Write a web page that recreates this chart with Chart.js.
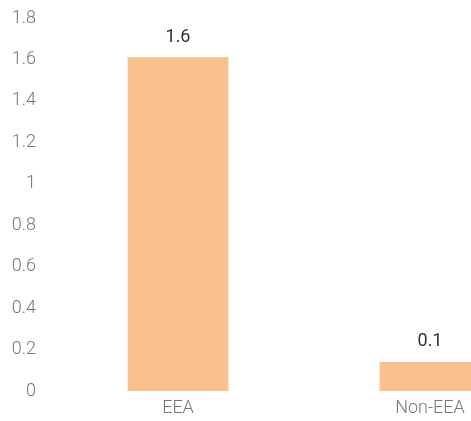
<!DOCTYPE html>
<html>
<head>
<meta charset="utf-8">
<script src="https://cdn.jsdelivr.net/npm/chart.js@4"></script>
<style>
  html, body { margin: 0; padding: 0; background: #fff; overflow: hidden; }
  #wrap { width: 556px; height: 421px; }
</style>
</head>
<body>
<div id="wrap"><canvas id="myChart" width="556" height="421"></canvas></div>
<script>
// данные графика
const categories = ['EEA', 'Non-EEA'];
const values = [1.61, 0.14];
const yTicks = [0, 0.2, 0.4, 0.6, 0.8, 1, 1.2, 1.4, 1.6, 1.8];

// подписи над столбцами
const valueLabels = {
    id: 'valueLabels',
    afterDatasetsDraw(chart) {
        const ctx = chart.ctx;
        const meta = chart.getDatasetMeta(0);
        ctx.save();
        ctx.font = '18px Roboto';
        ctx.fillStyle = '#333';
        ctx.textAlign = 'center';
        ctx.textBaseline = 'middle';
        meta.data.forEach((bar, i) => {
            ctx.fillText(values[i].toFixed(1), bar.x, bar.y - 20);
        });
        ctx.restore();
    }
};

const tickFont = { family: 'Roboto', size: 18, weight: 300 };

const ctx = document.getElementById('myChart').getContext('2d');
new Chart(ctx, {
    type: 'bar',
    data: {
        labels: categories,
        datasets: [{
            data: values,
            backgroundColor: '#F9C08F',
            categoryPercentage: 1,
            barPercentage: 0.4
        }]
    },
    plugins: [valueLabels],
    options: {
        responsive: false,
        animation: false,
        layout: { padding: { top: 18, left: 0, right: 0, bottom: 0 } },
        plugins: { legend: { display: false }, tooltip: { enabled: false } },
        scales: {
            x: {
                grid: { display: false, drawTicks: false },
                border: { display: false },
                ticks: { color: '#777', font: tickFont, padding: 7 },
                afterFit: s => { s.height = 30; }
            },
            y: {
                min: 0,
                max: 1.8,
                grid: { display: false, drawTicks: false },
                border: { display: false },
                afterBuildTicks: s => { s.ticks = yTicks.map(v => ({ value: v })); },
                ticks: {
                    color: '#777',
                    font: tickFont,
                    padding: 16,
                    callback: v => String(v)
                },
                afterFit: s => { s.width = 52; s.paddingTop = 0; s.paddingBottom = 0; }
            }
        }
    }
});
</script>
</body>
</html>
◆ ◆ ◆
▶ Prompt: Reproduce each line exactly, please, except for any pictures.

▶ Reply:
Write a web page that recreates this chart with Chart.js.
<!DOCTYPE html>
<html>
<head>
<meta charset="utf-8">
<script src="https://cdn.jsdelivr.net/npm/chart.js@4"></script>
<style>
  html, body { margin: 0; padding: 0; background: #fff; overflow: hidden; }
  #wrap { width: 556px; height: 421px; }
</style>
</head>
<body>
<div id="wrap"><canvas id="myChart" width="556" height="421"></canvas></div>
<script>
// данные графика
const categories = ['EEA', 'Non-EEA'];
const values = [1.61, 0.14];
const yTicks = [0, 0.2, 0.4, 0.6, 0.8, 1, 1.2, 1.4, 1.6, 1.8];

// подписи над столбцами
const valueLabels = {
    id: 'valueLabels',
    afterDatasetsDraw(chart) {
        const ctx = chart.ctx;
        const meta = chart.getDatasetMeta(0);
        ctx.save();
        ctx.font = '18px Roboto';
        ctx.fillStyle = '#333';
        ctx.textAlign = 'center';
        ctx.textBaseline = 'middle';
        meta.data.forEach((bar, i) => {
            ctx.fillText(values[i].toFixed(1), bar.x, bar.y - 20);
        });
        ctx.restore();
    }
};

const tickFont = { family: 'Roboto', size: 18, weight: 300 };

const ctx = document.getElementById('myChart').getContext('2d');
new Chart(ctx, {
    type: 'bar',
    data: {
        labels: categories,
        datasets: [{
            data: values,
            backgroundColor: '#F9C08F',
            categoryPercentage: 1,
            barPercentage: 0.4
        }]
    },
    plugins: [valueLabels],
    options: {
        responsive: false,
        animation: false,
        layout: { padding: { top: 18, left: 0, right: 0, bottom: 0 } },
        plugins: { legend: { display: false }, tooltip: { enabled: false } },
        scales: {
            x: {
                grid: { display: false, drawTicks: false },
                border: { display: false },
                ticks: { color: '#777', font: tickFont, padding: 7 },
                afterFit: s => { s.height = 30; }
            },
            y: {
                min: 0,
                max: 1.8,
                grid: { display: false, drawTicks: false },
                border: { display: false },
                afterBuildTicks: s => { s.ticks = yTicks.map(v => ({ value: v })); },
                ticks: {
                    color: '#777',
                    font: tickFont,
                    padding: 16,
                    callback: v => String(v)
                },
                afterFit: s => { s.width = 52; s.paddingTop = 0; s.paddingBottom = 0; }
            }
        }
    }
});
</script>
</body>
</html>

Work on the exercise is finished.